Taking further stock of the state of U.S. militarism requires a macabre tour of direct and sponsored operations across the greater Middle East. In Yemen, the United States is complicit in Saudi terror bombing—providing munitions and in-flight refueling—that is causing famine and a world-record cholera epidemic in the Arab world’s poorest nation. In Syria and Iraq, the (perhaps justifiable) campaign against Islamic State resulted in far more civilian deaths than originally reported. Ceaseless backing of the far-right Israeli government has helped facilitate an incessant state of siege of Palestinians in the Gaza Strip. The U.S. also backs dictators, kings or strongmen with abhorrent human rights records far and wide across the region, from Egypt to Saudi Arabia. Sure, they’re crooks, sure, they gun down protesters, sure they behead women for “sorcery,” but hey, at least they’re our crooks.
The point is as simple as it is disturbing: While there are many “purveyors of violence” in the world today, the United States is far from innocent. Militarism is alive, well and growing in our increasingly martial culture. In King’s time, young Vietnamese girls burned in napalm strikes signified this mindset. Today, perhaps the consummate image is a starving Yemeni child.
Appropriating the Dead: Willfully Misremembering King
In America, in the fifties and sixties, one of the important crises we faced was racial discrimination. The man whose words and deeds in that crisis stirred our nation to the very depths of its soul was Dr. Martin Luther King, Jr. —President Ronald Reagan, 1983
When a Hollywood performer [Reagan], lacking distinction even as an actor can become a leading war hawk candidate for the presidency, only the irrationalities induced by a war psychosis can explain such a melancholy turn of events. —MLK, 1968
That neoliberal and neoconservative voices—along with mainstream figures in both parties—annually pay dutiful homage to King, without uttering a word about materialism or militarism, is a national disgrace. That former President Reagan, hero of the contemporary right, would publicly praise him, borders on the absurd. Lest we forget, Reagan, after all, made the first stop on his general election campaign in Neshoba County, Miss.—praising “states’ rights” in the city where three civil rights workers were famously murdered in 1964. He also initially opposed the bill officially designating Martin Luther King Day. Refusing to deny that King was a “communist,” Reagan would only say, “We’ll only know in about 35 years, won’t we?” And by the way, there are still four sitting (Republican) senators who voted against the MLK holiday: Richard Shelby of Alabama (no surprise there), Chuck Grassley of Iowa, Orrin (There’s No Blacks in Utah) Hatch and (disturbingly) John McCain of Arizona.
Every year, we’re treated to the same hypocrisy.
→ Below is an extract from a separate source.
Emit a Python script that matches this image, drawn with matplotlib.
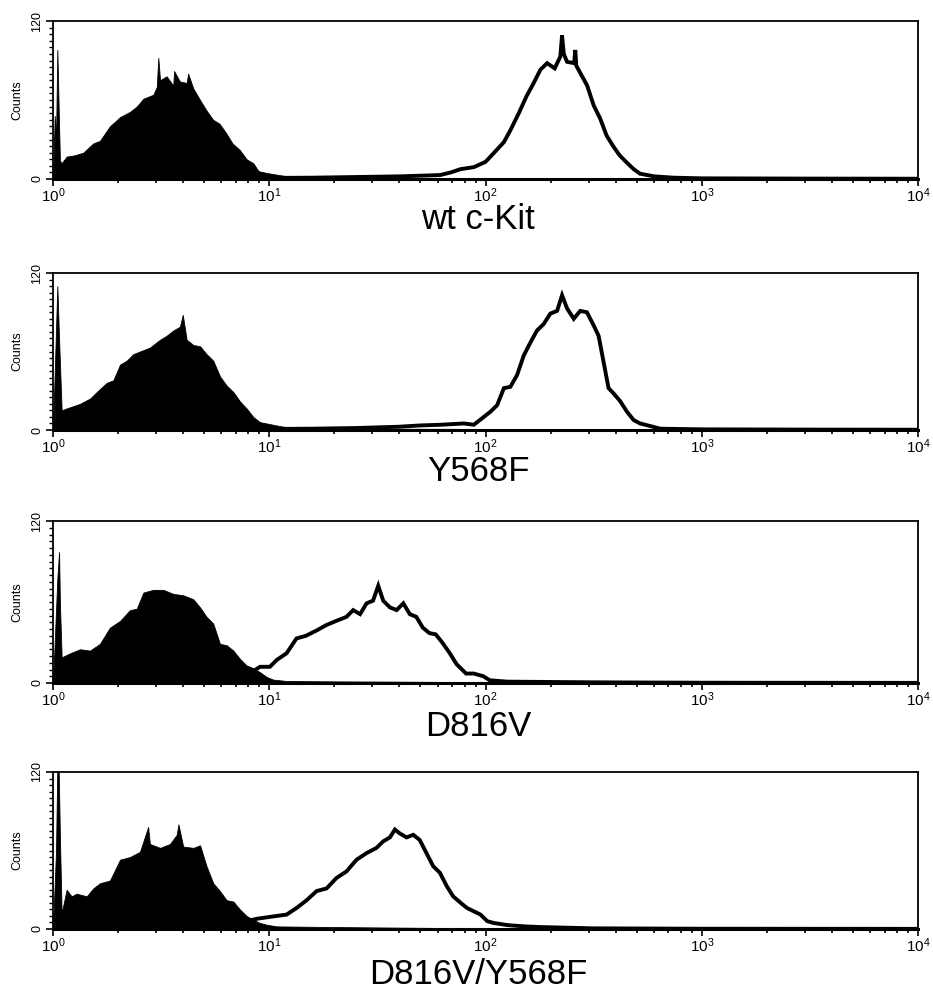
import numpy as np
import matplotlib
matplotlib.use("Agg")
import matplotlib.pyplot as plt
from matplotlib.ticker import LogLocator, FixedLocator, MultipleLocator

plt.rcParams['font.family'] = ['Liberation Sans', 'DejaVu Sans']
plt.rcParams['mathtext.fontset'] = 'custom'
plt.rcParams['mathtext.rm'] = 'Liberation Sans'
plt.rcParams['mathtext.default'] = 'regular'

# positions are log10 of fluorescence, values are counts
labels = ["wt c-Kit", "Y568F", "D816V", "D816V/Y568F"]

# --- wt c-Kit
iso_x_wt = [0.0, 0.008, 0.014, 0.02, 0.026, 0.032, 0.04, 0.063, 0.1, 0.14, 0.186, 0.217, 0.263, 0.31,
            0.356, 0.387, 0.418, 0.464, 0.48, 0.487, 0.495, 0.525, 0.556, 0.56, 0.587, 0.618, 0.625,
            0.648, 0.68, 0.71, 0.74, 0.77, 0.80, 0.83, 0.864, 0.895, 0.926, 0.95, 0.99, 1.065, 1.14,
            1.3, 1.6, 1.9, 2.2, 2.6, 3.0, 4.0]
iso_y_wt = [0, 48, 30, 98, 55, 14, 12, 17, 18, 20, 27, 29, 40, 47, 51, 55, 61, 64, 70, 92, 75, 78, 71,
            82, 74, 73, 80, 69, 60, 52, 45, 42, 35, 27, 22, 15, 12, 6, 4.5, 2.5, 1.5, 1, 0.8, 0.6, 0.4,
            0.3, 0.2, 0]
kit_x_wt = [0.9, 1.0, 1.2, 1.4, 1.6, 1.7, 1.79, 1.84, 1.885, 1.946, 2.0, 2.04, 2.085, 2.115, 2.154,
            2.19, 2.22, 2.254, 2.285, 2.32, 2.346, 2.354, 2.362, 2.377, 2.41, 2.415, 2.42, 2.44, 2.47,
            2.5, 2.53, 2.56, 2.59, 2.62, 2.65, 2.685, 2.715, 2.78, 2.87, 3.0, 3.5, 4.0]
kit_y_wt = [0.5, 0.8, 1.0, 1.5, 2.0, 2.5, 3, 5, 7.5, 9, 13, 20, 28, 37, 50, 63, 72, 83, 88, 84, 93,
            109, 95, 89, 88, 98, 86, 80, 71, 56, 46, 33, 25, 18, 13, 7.5, 4, 2, 1, 0.5, 0.3, 0.2]

# --- Y568F
iso_x_y568f = [0.0, 0.01, 0.02, 0.029, 0.04, 0.063, 0.125, 0.171, 0.202, 0.248, 0.279, 0.31, 0.341,
               0.371, 0.402, 0.448, 0.495, 0.525, 0.556, 0.587, 0.6, 0.618, 0.649, 0.68, 0.71, 0.741,
               0.772, 0.803, 0.834, 0.864, 0.895, 0.926, 0.957, 1.003, 1.065, 1.2, 1.5, 2.0, 2.5,
               3.0, 4.0]
iso_y_y568f = [0, 55, 110, 65, 15, 16.5, 20, 24, 29, 36, 38, 50, 53, 58, 60, 63, 69, 72, 76, 79, 88,
               69, 65, 64, 58, 53, 41, 34, 29, 22, 16.5, 10, 6, 4.5, 2.5, 1.2, 1, 0.8, 0.4, 0.2, 0]
kit_x_y568f = [0.9, 1.0, 1.2, 1.4, 1.6, 1.7, 1.792, 1.9, 1.946, 1.977, 2.023, 2.054, 2.085, 2.115,
               2.146, 2.177, 2.208, 2.238, 2.269, 2.3, 2.331, 2.354, 2.377, 2.408, 2.438, 2.469, 2.5,
               2.523, 2.546, 2.569, 2.592, 2.623, 2.654, 2.685, 2.715, 2.762, 2.808, 3.0, 3.5, 4.0]
kit_y_y568f = [0.5, 0.8, 1.0, 1.5, 2.5, 3.5, 4, 5, 4, 8, 14, 19, 32, 33, 42, 57, 67, 76, 81, 89, 91,
               103, 93, 85, 91, 90, 80, 72, 52, 32, 28, 22, 14, 7.6, 5, 3, 1, 0.5, 0.3, 0.2]

# --- D816V
iso_x_d816v = [0.0, 0.02, 0.028, 0.032, 0.04, 0.079, 0.125, 0.171, 0.217, 0.263, 0.31, 0.356, 0.387,
               0.418, 0.464, 0.51, 0.556, 0.602, 0.649, 0.68, 0.71, 0.741, 0.772, 0.803, 0.834, 0.864,
               0.895, 0.926, 0.957, 0.988, 1.018, 1.08, 1.3, 1.6, 2.0, 2.5, 3.0, 4.0]
iso_y_d816v = [0, 77, 97, 59, 19, 22, 25, 24, 29, 41, 46, 54, 55, 67, 69, 69, 66, 65, 62, 56, 49, 44,
               29, 28, 24, 18, 13, 11, 8, 4.5, 2.5, 1.5, 1.2, 1, 0.6, 0.4, 0.2, 0]
kit_x_d816v = [0.8, 0.9, 0.957, 1.003, 1.034, 1.08, 1.126, 1.17, 1.22, 1.265, 1.31, 1.357, 1.388,
               1.42, 1.45, 1.48, 1.504, 1.527, 1.558, 1.589, 1.62, 1.65, 1.68, 1.71, 1.74, 1.77, 1.8,
               1.835, 1.866, 1.91, 1.946, 1.99, 2.02, 2.1, 2.5, 3.0, 4.0]
kit_y_d816v = [2, 6, 12, 12, 17, 22, 33, 35, 39, 43, 46, 49, 54, 51, 59, 61, 72, 61, 56, 54, 59, 51,
               49, 41, 37, 36, 30, 22, 14, 7, 7, 5, 2, 1, 0.5, 0.2, 0.1]

# --- D816V/Y568F
iso_x_dy = [0.0, 0.014, 0.02, 0.026, 0.032, 0.04, 0.063, 0.086, 0.109, 0.156, 0.186, 0.217, 0.263,
            0.31, 0.356, 0.402, 0.44, 0.448, 0.495, 0.541, 0.572, 0.58, 0.602, 0.649, 0.68, 0.71,
            0.741, 0.772, 0.803, 0.834, 0.864, 0.895, 0.926, 0.957, 0.988, 1.034, 1.3, 1.5, 2.0,
            2.5, 3.0, 4.0]
iso_y_dy = [0, 60, 125, 125, 70, 12, 30, 25, 27, 25, 31, 35, 37, 53, 55, 59, 78, 65, 62, 65, 72, 80,
            63, 62, 64, 48, 35, 29, 22, 21, 15, 10, 7, 4.6, 3.3, 2, 1.5, 1.2, 0.5, 0.3, 0.2, 0]
kit_x_dy = [0.8, 0.95, 1.018, 1.08, 1.126, 1.173, 1.219, 1.265, 1.311, 1.357, 1.404, 1.45, 1.496,
            1.527, 1.558, 1.581, 1.604, 1.635, 1.666, 1.696, 1.727, 1.758, 1.789, 1.82, 1.85, 1.885,
            1.915, 1.946, 1.977, 2.008, 2.038, 2.1, 2.18, 2.25, 2.5, 3.0, 4.0]
kit_y_dy = [3, 8, 9.6, 11, 16, 22, 29, 31, 39, 44, 53, 58, 62, 67, 70, 76, 73, 70, 72, 68, 58, 48, 43,
            33, 25, 20, 16, 13.5, 11, 6, 4.6, 3, 2, 1.5, 0.5, 0.2, 0.1]

panels = [
    (iso_x_wt, iso_y_wt, kit_x_wt, kit_y_wt),
    (iso_x_y568f, iso_y_y568f, kit_x_y568f, kit_y_y568f),
    (iso_x_d816v, iso_y_d816v, kit_x_d816v, kit_y_d816v),
    (iso_x_dy, iso_y_dy, kit_x_dy, kit_y_dy),
]

W, H = 933, 1001
fig = plt.figure(figsize=(W / 100, H / 100), dpi=100)

# axes boxes in pixels: (top, bottom), and baseline of the sample name
boxes = [(21, 179), (273, 430), (521, 683), (772, 929)]
label_base = [229, 481, 736, 984]
left, right = 53, 918

for i, (ix, iy, kx, ky) in enumerate(panels):
    top, bot = boxes[i]
    ax = fig.add_axes([left / W, 1 - bot / H, (right - left) / W, (bot - top) / H])
    ax.set_xscale('log')
    ax.set_xlim(1, 1e4)
    ax.set_ylim(0, 120)

    ax.fill_between(10 ** np.array(ix), 0, iy, color='black', linewidth=0.6, edgecolor='black')
    ax.plot(10 ** np.array(kx), ky, color='black', lw=2.8, solid_joinstyle='miter')

    ax.xaxis.set_major_locator(LogLocator(base=10, numticks=10))
    ax.xaxis.set_minor_locator(LogLocator(base=10, subs=np.arange(2, 10), numticks=20))
    ax.yaxis.set_major_locator(FixedLocator([0, 120]))
    ax.yaxis.set_minor_locator(MultipleLocator(5))
    ax.tick_params(axis='x', which='major', direction='out', length=5, width=1.2, labelsize=11, pad=0)
    ax.tick_params(axis='x', which='minor', direction='out', length=3, width=1.2)
    ax.tick_params(axis='y', which='major', direction='out', length=5, width=1.2, labelsize=9, pad=2)
    ax.tick_params(axis='y', which='minor', direction='out', length=3, width=1.0)
    for t in ax.get_yticklabels():
        t.set_rotation(90)
        t.set_va('center')
    ax.set_ylabel("Counts", fontsize=9, labelpad=6)

    for s in ['top', 'left', 'right']:
        ax.spines[s].set_linewidth(1.3)
    ax.spines['bottom'].set_linewidth(2.2)

    fig.text(478 / W, 1 - label_base[i] / H, labels[i], fontsize=25, ha='center', va='baseline')

fig.savefig("out.png", dpi=100)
Mainstream figures in both parties—some who vote for massive tax breaks for the rich, nearly all who support America’s endless wars—publicly laud and then invoke the ghost of King. None lays out a 21st century plan to implement MLK’s still incomplete vision. They have no such plan. They were bought and sold by corporate elites and the military-industrial complex long ago. On the right, some even engage in the fantasy that King was actually a Republican. He wasn’t. Truth be told, King would fit into neither of the two parties today. His platform and favored issues hardly receive public airing anywhere but the fringe left. Nonetheless, both Democrats and Republicans invoke King’s ghost every January for petty political gain. It’s heinous.
Republicans especially, but also centrist liberals, want us to believe King was one thing only: a narrow, nonviolent civil rights activist. That he gave only one speech: about a dream of his black daughters attending school with young white girls. They’ve sanitized him, castrated his message, omitted (through strikingly Orwellian “new speak”) his uncomfortable quotes. They’ve done so with nefarious intentions and political agenda: convince the masses that King’s revolution is over, completed, final. Stop complaining, stay out of the streets, there’s no reason to protest. Be thankful for what you have.